● **Do this**:
Find every line in the records that holds the string "matplotlib". Copy each one.

● **Stored rows**:
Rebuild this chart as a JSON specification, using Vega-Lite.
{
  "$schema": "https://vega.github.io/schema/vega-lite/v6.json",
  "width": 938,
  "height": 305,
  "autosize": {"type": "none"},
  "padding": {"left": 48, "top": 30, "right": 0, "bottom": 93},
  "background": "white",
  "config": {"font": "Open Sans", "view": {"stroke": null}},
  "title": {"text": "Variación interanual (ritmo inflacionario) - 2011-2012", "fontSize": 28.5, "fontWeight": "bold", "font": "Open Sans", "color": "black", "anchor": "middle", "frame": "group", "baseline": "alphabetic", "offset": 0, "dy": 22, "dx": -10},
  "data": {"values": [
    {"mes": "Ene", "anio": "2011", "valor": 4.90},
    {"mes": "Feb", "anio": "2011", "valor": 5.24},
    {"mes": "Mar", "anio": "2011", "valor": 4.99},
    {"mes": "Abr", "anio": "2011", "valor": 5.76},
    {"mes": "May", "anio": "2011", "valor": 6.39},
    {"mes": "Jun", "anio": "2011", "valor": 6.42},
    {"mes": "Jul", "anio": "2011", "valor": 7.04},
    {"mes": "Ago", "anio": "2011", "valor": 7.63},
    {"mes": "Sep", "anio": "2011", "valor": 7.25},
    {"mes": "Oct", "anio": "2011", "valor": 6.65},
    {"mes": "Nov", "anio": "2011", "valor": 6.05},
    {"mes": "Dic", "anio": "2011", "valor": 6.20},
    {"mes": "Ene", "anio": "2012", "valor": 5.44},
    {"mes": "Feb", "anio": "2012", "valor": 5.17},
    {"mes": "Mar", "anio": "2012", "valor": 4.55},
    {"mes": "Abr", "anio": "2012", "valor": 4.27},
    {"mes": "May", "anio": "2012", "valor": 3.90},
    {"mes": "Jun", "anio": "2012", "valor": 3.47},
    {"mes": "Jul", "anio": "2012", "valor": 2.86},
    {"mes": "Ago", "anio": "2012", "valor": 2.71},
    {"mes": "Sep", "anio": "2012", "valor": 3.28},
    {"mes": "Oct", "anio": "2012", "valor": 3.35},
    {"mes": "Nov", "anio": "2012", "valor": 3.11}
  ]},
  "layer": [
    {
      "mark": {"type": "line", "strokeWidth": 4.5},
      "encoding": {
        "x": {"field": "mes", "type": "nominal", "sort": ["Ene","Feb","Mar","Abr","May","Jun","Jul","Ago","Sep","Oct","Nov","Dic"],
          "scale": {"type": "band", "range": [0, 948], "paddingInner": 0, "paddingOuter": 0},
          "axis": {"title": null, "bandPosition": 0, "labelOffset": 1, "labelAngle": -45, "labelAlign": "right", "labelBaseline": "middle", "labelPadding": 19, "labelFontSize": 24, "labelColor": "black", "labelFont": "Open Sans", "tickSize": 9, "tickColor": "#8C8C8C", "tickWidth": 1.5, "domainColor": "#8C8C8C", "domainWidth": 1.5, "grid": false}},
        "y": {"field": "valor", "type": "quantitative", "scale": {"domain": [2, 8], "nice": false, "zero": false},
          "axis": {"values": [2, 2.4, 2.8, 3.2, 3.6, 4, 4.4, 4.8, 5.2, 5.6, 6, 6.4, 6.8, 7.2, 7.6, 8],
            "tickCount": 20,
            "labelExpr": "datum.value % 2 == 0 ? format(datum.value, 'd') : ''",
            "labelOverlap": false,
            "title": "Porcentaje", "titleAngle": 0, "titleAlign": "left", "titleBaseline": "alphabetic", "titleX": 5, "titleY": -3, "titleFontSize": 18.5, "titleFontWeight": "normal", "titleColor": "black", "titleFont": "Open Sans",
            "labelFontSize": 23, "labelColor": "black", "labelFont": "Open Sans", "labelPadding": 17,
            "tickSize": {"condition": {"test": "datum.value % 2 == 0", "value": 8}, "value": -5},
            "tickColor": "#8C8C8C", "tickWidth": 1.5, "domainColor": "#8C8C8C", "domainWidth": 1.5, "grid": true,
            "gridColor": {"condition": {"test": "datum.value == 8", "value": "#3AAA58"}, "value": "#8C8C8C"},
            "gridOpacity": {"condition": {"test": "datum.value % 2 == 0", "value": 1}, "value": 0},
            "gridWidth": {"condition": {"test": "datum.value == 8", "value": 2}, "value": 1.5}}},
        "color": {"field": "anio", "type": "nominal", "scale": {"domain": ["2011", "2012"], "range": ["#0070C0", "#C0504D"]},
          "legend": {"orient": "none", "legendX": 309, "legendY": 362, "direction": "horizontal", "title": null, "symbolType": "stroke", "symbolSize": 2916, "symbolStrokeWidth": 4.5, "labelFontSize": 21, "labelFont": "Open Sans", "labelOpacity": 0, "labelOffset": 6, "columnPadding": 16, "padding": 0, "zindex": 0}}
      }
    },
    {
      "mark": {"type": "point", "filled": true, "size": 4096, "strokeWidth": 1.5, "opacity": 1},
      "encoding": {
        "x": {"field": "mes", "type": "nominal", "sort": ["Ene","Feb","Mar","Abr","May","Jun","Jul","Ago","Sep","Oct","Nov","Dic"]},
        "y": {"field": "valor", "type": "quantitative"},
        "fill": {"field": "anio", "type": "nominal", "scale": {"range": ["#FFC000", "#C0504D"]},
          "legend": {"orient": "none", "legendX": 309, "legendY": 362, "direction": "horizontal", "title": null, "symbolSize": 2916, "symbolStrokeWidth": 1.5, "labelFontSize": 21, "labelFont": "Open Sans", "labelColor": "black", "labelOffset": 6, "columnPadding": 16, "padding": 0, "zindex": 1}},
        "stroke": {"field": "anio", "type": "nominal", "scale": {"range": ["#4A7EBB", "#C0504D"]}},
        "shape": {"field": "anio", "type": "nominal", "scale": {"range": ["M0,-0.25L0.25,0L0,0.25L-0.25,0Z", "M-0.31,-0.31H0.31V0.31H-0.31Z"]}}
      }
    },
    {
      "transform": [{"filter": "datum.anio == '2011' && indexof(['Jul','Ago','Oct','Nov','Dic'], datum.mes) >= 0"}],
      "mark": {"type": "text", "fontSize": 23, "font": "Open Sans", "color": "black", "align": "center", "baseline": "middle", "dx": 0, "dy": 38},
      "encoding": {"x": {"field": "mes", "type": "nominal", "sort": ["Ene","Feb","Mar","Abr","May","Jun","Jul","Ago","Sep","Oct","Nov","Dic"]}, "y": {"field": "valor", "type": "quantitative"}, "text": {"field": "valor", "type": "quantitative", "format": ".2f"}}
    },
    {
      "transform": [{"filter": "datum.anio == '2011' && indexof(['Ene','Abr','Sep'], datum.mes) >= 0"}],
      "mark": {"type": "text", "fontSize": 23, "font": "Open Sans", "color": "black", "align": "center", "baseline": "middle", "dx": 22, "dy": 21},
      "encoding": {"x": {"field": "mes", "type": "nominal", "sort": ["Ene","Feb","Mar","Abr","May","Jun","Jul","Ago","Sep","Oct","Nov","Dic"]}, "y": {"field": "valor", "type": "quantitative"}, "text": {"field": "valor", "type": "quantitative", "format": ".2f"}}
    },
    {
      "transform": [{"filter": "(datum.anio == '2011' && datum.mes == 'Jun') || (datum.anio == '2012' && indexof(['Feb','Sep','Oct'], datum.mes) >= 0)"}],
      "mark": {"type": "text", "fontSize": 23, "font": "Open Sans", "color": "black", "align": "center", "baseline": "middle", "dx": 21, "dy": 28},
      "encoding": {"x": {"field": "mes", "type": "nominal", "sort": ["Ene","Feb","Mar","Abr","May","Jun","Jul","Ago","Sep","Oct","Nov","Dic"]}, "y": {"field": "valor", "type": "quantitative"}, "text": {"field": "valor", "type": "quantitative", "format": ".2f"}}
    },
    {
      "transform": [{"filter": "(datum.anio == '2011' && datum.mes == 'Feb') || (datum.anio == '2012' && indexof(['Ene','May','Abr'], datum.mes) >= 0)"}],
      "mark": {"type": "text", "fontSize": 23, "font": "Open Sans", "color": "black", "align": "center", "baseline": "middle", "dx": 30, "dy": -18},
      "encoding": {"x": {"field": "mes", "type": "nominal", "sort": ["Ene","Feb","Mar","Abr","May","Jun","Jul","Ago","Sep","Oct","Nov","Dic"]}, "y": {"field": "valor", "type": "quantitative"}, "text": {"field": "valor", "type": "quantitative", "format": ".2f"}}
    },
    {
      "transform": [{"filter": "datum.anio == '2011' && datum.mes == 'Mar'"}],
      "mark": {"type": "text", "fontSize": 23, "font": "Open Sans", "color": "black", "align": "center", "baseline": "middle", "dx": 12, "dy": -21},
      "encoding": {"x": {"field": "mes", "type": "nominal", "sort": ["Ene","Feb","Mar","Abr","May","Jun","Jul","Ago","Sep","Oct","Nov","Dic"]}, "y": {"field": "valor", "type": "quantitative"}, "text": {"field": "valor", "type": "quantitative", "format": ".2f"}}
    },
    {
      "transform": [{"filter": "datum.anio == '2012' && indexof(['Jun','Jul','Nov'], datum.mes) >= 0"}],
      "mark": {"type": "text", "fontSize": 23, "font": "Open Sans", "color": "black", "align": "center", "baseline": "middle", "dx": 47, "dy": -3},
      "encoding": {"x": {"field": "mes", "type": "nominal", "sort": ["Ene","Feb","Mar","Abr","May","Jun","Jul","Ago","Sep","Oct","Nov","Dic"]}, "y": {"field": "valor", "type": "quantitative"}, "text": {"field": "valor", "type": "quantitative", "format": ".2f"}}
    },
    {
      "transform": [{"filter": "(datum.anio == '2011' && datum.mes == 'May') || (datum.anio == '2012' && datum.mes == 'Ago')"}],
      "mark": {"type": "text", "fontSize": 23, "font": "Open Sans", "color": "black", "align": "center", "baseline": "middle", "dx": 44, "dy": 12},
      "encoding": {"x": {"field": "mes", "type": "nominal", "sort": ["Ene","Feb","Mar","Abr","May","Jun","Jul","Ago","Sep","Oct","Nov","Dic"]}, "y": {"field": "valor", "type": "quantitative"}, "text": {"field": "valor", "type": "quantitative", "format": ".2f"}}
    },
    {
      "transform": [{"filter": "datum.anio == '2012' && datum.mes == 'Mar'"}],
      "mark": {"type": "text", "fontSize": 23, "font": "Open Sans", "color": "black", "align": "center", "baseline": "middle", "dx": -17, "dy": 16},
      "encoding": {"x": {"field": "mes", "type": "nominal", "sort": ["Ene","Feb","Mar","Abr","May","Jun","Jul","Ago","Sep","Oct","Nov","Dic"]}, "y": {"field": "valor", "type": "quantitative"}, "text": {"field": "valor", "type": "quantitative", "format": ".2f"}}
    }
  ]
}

--

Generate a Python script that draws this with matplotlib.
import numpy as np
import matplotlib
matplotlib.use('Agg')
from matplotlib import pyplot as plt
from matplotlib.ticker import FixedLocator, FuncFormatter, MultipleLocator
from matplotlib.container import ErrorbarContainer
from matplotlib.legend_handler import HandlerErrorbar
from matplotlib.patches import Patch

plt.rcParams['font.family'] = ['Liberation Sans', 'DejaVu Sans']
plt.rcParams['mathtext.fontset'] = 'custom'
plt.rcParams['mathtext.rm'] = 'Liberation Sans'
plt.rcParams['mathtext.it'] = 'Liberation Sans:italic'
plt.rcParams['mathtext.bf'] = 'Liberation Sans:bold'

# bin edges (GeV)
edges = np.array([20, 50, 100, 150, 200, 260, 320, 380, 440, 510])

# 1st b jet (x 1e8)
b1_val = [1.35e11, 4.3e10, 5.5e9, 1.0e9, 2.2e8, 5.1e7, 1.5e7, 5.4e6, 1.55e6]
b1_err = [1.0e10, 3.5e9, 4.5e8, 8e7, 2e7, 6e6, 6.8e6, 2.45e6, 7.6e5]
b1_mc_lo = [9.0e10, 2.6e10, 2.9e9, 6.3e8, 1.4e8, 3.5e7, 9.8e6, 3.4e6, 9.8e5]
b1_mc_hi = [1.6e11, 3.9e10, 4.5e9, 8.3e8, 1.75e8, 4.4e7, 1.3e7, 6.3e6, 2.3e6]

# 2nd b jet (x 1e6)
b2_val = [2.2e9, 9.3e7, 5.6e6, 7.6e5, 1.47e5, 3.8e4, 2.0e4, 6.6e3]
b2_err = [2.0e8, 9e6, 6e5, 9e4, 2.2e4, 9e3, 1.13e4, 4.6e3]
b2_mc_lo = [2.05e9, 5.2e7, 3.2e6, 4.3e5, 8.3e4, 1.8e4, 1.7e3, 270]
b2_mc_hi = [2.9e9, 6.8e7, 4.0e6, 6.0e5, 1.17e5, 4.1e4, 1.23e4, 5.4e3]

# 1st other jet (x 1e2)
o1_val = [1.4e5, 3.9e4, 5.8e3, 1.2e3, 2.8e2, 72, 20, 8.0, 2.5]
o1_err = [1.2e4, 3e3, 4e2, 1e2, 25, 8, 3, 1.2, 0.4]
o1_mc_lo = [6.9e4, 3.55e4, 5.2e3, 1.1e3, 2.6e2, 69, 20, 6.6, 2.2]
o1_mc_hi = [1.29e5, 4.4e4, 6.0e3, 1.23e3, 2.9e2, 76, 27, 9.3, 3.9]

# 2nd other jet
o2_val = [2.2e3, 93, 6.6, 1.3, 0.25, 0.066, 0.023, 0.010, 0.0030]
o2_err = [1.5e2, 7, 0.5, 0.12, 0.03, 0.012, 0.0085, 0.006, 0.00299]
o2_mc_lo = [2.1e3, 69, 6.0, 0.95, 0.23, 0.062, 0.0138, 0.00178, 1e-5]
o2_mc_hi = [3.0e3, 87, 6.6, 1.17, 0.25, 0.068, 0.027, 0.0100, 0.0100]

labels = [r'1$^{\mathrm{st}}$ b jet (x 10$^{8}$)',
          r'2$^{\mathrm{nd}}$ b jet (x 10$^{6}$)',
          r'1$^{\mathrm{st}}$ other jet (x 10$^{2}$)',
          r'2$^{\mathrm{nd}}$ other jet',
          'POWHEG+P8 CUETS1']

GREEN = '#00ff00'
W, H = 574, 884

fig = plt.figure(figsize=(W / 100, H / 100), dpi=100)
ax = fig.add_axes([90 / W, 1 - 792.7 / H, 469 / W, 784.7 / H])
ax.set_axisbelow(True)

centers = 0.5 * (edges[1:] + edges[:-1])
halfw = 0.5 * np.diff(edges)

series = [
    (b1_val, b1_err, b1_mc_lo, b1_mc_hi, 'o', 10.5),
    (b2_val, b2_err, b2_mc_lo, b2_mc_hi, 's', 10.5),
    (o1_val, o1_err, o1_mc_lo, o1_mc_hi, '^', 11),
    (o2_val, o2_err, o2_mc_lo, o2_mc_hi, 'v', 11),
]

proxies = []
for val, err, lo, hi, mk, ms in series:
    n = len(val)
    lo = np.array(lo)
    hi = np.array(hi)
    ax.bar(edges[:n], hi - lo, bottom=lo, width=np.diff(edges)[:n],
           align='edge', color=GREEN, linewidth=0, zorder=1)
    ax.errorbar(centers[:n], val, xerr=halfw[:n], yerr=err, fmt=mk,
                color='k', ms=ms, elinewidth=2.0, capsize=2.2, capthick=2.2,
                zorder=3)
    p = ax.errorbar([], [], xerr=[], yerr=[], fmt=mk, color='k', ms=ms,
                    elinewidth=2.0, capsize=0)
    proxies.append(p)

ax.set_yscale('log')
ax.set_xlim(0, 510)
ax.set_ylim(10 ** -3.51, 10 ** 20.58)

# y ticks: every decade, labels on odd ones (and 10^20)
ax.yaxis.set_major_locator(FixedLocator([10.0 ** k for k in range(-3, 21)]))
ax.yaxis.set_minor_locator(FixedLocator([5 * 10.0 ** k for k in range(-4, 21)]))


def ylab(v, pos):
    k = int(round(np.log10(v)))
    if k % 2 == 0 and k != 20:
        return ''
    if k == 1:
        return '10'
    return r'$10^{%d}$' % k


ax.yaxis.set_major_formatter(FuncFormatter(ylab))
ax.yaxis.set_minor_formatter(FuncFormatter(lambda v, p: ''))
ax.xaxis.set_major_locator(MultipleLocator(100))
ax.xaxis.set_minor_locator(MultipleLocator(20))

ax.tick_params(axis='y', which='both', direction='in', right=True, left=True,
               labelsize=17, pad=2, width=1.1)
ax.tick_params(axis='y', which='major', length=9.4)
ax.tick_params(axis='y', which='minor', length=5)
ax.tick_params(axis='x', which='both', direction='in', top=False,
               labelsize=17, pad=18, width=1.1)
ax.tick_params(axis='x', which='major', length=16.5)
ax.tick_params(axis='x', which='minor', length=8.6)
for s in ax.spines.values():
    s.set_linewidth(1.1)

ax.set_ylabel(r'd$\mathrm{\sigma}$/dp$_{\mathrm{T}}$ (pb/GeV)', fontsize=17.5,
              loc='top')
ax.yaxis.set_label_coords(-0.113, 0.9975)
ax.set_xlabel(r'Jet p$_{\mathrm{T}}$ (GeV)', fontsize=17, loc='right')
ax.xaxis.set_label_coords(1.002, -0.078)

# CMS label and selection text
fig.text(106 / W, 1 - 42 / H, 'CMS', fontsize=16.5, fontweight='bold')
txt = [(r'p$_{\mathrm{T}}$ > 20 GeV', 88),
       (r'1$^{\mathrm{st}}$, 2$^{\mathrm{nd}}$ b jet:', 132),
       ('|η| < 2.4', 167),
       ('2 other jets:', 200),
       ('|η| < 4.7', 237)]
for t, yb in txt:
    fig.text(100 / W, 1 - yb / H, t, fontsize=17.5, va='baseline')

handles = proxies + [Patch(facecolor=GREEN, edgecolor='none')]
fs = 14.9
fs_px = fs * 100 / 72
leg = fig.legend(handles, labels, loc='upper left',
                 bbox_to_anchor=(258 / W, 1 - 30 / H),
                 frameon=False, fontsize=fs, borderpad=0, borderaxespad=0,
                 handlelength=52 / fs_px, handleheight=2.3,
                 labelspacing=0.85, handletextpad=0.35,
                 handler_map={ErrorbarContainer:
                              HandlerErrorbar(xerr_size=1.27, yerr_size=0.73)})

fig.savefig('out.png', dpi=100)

● **Result**:
Generate a Python script that draws this with matplotlib.
import matplotlib
matplotlib.use('Agg')
from matplotlib import pyplot as plt
from matplotlib.ticker import FixedLocator, FuncFormatter, MultipleLocator
from matplotlib.container import ErrorbarContainer
from matplotlib.legend_handler import HandlerErrorbar
from matplotlib.patches import Patch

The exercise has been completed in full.